Here's a cool tail technique that allows you to add a ton of movement and color combinations to just about any fly pattern. Still trying to get this video thing down. A video of the fly pictured being tied will be up soon. 
http://www.youtube.com/watch?v=7fJx44Uhhqs


----------



## Andrewp (Jul 23, 2010)

Really like the techniques shown (from using paper clip to choices in materials) --thanks for sharing!


----------



## Salty_South (Feb 25, 2009)

Thats a cool fly, I bet a bass would eat the heck out of something like that!


----------



## dacuban1 (Sep 9, 2008)

ashley, your giving away the secrets. lol good video bro!


----------



## bsfl (Jul 30, 2009)

I've enjoyed watching your videos! thanks for sharing the techniques!


----------



## lemaymiami (Feb 9, 2007)

Very nice....


----------



## Andrewp (Jul 23, 2010)

Ashley, I didn't get a chance to go by the fly shop to see if they had the exact same tail material in your video, but I did get by the Craft store and found something I think is similar.  My only concern is that it does not seem too flexible ... but, it tied up nice.

Here's a standard bunny fly with the tail created as per Ashley's video .... I think it looks pretty good; anxious to try it out later this season ....

Thanks again for the tip; I'm planning on doing a bit more playing with materials to see what I can come up with on my own ....

AP


----------



## [email protected]_Bait (Mar 25, 2008)

That fly look's very fishy. That tubing type material you found looks great with that style fly. I like a more limp material when I have a more heavily weight pattern to give it that more dramatic up/down movement. I like the porportions you use on that fly with the body not extending too far back and hindering the movement of the tail. Bad Ass!


----------



## phwhite101 (Mar 3, 2010)

Another alternative.

http://flytyingcontest.com/2010/03/31/estaz-marabou/

Ron is legendary in the North East and as of late South West Florida. This pattern is great for specs and snook. Check out the link for the "Whitely Wiggle".


----------



## Andrewp (Jul 23, 2010)

More wiggle-tail fly ties ......

The first two are the same tail material as my first bunny fly, but I'm using EP fiber for the body and for the tail on the second one .....

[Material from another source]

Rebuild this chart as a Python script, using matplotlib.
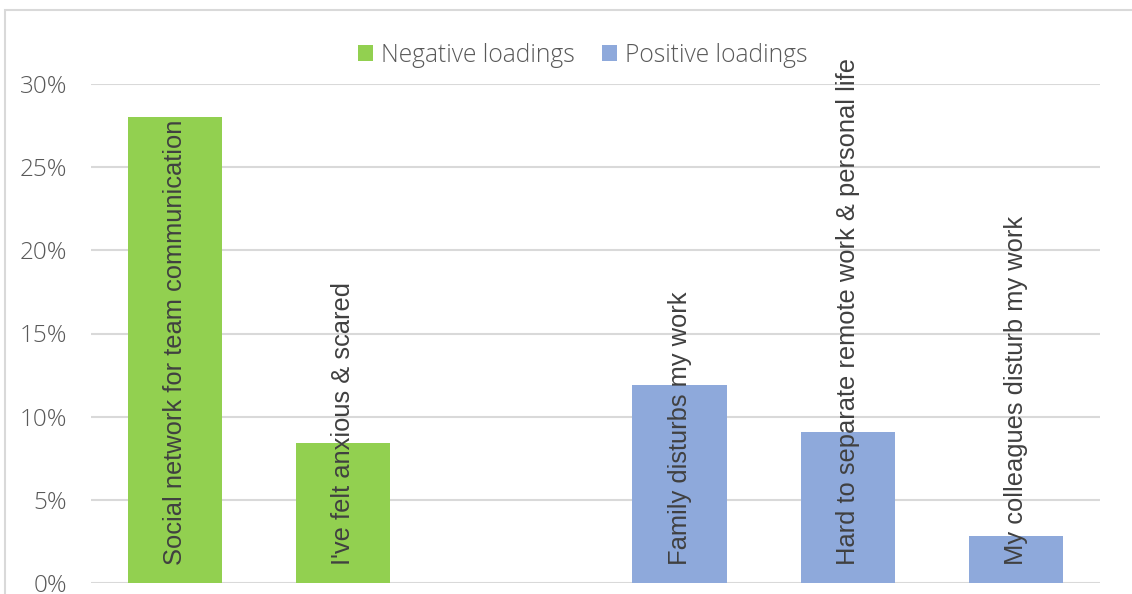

The next looks very similar to the first bunny fly, but the tail material is a simple, heavy thread that has been twisted so much that it has doubled back on itself -- for those of you who tie extended tail trout flies (mayflies, damsels, etc.) you probably know the technique .......



Finally, I happened across some ribbon material -- same kind of stuff used to make ribbons for presents ...... would it work?  Tied, it, and it looks like it might .....



In fact, the ribbon material gave me ideas for other kinds of ties -- how about this tarpon fly using ribbons instead of (kick-styled) feathers at the tail .......




There's always fun at the tying table if you just mess around with things ........   


AP


----------